* Records for the task
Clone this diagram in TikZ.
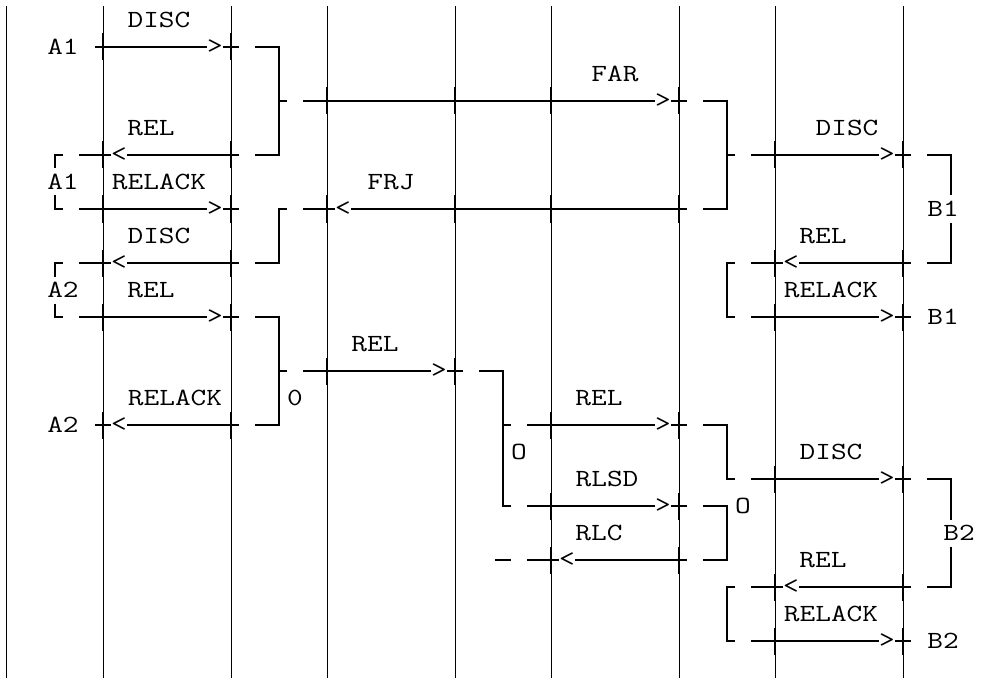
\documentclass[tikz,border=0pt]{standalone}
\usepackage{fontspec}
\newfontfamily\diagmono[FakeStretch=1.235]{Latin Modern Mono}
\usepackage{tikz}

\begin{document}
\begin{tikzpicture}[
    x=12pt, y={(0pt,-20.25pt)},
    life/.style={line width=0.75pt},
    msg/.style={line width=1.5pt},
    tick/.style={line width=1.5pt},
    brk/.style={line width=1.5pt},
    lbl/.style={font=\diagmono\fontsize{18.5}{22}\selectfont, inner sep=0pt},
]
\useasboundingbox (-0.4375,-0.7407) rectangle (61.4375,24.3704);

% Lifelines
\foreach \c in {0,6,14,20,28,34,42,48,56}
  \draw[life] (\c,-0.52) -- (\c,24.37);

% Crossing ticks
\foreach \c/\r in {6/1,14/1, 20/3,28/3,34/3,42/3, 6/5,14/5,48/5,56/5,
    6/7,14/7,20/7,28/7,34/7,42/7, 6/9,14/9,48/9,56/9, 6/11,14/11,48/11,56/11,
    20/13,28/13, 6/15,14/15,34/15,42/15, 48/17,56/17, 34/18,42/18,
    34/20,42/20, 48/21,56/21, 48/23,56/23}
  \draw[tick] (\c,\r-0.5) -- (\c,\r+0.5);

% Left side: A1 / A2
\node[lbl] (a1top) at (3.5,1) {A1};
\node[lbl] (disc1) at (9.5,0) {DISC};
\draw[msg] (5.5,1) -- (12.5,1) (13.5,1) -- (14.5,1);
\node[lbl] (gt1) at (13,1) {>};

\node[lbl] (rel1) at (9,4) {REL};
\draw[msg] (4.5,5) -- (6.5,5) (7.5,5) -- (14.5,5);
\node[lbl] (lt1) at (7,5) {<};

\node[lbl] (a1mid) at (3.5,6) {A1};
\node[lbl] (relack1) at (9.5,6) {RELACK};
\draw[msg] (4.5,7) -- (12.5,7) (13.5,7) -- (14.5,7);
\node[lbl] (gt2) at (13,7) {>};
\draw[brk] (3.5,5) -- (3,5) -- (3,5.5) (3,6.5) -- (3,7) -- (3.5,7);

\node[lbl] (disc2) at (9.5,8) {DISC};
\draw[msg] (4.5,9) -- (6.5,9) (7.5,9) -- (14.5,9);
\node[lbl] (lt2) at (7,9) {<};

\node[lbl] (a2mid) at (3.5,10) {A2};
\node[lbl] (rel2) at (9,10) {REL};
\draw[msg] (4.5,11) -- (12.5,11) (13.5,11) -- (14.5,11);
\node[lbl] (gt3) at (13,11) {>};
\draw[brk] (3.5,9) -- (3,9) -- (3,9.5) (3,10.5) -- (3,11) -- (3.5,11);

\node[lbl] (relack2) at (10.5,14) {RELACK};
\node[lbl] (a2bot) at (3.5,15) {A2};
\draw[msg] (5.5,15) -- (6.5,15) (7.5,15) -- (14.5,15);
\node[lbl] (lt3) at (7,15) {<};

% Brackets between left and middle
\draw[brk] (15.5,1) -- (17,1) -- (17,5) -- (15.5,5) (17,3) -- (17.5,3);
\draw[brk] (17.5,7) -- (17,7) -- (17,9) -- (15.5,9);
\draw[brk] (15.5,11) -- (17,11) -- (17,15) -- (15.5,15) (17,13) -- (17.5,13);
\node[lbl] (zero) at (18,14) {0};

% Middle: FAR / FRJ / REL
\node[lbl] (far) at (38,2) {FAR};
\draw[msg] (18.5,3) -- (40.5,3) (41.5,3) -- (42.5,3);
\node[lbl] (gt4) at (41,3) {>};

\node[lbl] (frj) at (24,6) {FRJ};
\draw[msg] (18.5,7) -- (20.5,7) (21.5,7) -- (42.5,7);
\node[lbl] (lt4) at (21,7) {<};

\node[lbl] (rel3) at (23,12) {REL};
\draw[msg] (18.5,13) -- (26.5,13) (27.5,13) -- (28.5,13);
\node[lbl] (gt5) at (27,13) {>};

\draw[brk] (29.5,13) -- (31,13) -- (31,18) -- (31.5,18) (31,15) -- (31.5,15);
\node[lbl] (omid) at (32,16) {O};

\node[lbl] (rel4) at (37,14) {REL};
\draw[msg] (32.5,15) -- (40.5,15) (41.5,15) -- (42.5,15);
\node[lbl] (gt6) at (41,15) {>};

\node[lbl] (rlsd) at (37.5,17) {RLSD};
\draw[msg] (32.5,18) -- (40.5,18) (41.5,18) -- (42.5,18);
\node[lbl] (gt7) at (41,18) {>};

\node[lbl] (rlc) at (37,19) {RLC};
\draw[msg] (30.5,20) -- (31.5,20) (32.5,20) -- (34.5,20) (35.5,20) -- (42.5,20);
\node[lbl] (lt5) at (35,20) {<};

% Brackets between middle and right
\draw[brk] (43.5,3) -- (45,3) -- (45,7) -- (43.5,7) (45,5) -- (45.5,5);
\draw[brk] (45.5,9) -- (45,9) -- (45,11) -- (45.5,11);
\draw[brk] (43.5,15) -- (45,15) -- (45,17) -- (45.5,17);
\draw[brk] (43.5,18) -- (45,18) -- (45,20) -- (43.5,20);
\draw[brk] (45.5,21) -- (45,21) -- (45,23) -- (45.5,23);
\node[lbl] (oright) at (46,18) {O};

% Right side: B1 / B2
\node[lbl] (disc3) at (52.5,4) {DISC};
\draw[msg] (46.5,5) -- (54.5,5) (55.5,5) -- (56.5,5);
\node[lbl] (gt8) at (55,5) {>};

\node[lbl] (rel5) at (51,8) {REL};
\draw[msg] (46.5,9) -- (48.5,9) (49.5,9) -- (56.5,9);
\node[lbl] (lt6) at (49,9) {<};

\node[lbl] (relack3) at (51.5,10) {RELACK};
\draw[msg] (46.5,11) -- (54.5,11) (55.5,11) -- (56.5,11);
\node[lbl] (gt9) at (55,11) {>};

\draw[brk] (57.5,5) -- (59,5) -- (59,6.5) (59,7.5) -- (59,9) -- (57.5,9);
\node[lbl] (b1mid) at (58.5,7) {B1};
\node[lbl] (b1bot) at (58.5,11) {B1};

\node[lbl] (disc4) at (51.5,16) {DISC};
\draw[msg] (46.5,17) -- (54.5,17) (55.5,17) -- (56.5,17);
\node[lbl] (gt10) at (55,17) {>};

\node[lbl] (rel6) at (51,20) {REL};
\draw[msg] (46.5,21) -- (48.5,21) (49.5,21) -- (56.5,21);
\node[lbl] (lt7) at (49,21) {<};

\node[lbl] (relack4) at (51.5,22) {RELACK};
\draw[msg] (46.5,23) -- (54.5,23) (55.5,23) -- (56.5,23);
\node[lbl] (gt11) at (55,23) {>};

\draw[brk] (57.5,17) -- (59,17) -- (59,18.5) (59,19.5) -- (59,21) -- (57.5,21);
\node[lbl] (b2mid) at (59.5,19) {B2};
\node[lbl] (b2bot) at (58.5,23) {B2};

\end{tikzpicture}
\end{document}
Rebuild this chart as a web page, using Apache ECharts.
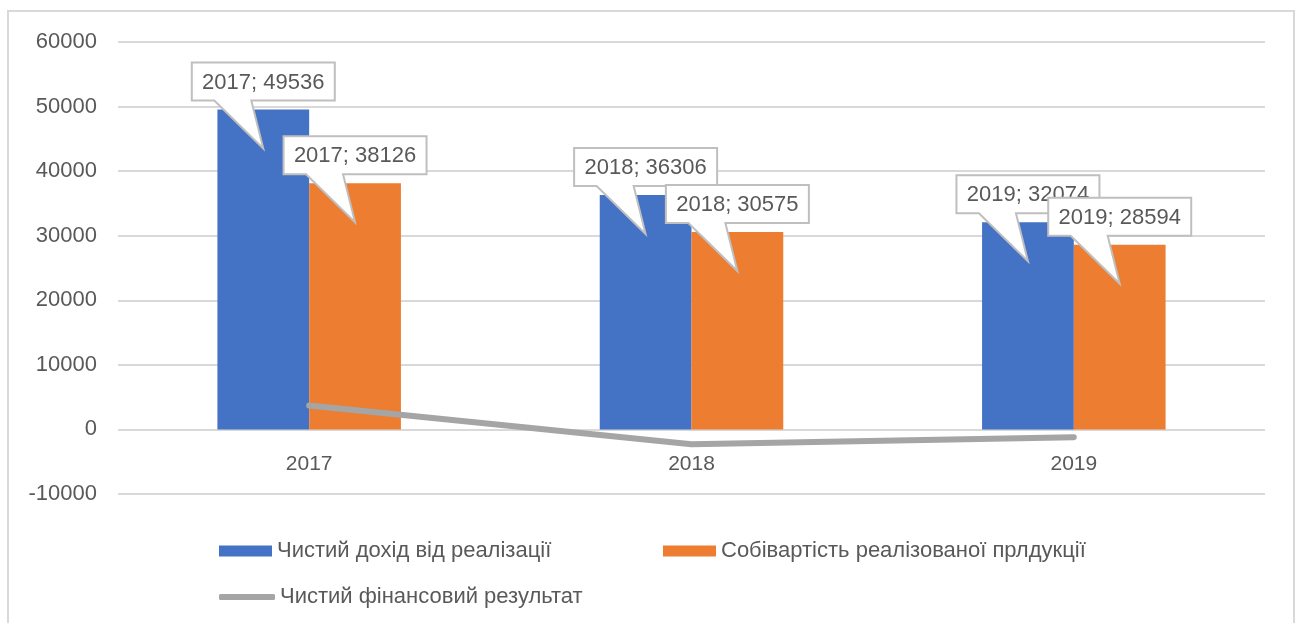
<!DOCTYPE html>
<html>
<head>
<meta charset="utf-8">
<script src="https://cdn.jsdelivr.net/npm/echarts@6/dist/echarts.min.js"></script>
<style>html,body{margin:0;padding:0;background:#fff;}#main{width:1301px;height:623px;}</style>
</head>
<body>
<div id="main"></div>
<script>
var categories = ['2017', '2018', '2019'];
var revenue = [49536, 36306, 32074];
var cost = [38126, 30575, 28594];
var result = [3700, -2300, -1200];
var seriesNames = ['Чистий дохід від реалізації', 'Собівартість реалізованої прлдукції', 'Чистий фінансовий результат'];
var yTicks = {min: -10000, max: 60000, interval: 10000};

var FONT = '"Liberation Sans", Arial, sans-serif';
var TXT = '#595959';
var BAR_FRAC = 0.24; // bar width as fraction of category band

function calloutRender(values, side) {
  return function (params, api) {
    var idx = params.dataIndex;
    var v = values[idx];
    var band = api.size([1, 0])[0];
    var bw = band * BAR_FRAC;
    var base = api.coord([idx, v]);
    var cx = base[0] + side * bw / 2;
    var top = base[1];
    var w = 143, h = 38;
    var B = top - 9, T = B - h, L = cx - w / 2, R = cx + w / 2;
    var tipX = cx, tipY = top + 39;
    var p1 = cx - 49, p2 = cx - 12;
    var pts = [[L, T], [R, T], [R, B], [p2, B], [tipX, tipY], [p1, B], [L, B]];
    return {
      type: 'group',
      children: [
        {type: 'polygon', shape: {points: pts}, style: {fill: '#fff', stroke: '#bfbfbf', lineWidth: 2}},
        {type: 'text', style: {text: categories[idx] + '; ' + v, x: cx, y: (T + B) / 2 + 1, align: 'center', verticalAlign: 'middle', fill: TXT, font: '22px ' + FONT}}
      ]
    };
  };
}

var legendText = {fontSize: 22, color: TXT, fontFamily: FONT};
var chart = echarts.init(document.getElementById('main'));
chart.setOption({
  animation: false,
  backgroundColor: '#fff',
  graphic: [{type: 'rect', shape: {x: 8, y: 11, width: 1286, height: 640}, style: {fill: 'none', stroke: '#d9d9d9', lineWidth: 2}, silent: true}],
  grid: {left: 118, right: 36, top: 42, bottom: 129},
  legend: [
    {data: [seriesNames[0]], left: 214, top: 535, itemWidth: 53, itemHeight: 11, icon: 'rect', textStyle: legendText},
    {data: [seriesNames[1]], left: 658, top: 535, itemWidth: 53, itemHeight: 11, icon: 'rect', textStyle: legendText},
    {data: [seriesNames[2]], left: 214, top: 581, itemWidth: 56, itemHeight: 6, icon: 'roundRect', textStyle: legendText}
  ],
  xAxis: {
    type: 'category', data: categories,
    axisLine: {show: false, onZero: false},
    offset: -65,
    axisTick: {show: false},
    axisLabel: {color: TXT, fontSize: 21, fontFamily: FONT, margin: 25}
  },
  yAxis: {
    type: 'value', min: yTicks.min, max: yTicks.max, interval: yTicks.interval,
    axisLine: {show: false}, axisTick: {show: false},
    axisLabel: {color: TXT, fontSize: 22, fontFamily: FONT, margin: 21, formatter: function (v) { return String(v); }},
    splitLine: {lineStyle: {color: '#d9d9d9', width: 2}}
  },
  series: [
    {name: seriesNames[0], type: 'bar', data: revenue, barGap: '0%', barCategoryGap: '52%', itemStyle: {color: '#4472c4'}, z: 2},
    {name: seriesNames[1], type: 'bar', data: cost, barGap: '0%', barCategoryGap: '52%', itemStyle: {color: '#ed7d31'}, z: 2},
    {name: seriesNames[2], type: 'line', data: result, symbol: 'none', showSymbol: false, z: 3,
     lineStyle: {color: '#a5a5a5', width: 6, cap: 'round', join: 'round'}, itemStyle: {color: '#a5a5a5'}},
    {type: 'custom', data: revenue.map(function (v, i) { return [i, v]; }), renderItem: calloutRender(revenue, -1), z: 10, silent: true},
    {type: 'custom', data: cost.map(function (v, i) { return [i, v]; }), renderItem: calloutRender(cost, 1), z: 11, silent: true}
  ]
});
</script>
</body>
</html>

* Short problem
Both the first line of the records above and the line containing "(-0.4375,-0.7407) rectangle (61.4375,24.3704);" belong in the copy; please return them and every line between, exactly, minus the pictures.

* Answer below
Clone this diagram in TikZ.
\documentclass[tikz,border=0pt]{standalone}
\usepackage{fontspec}
\newfontfamily\diagmono[FakeStretch=1.235]{Latin Modern Mono}
\usepackage{tikz}

\begin{document}
\begin{tikzpicture}[
    x=12pt, y={(0pt,-20.25pt)},
    life/.style={line width=0.75pt},
    msg/.style={line width=1.5pt},
    tick/.style={line width=1.5pt},
    brk/.style={line width=1.5pt},
    lbl/.style={font=\diagmono\fontsize{18.5}{22}\selectfont, inner sep=0pt},
]
\useasboundingbox (-0.4375,-0.7407) rectangle (61.4375,24.3704);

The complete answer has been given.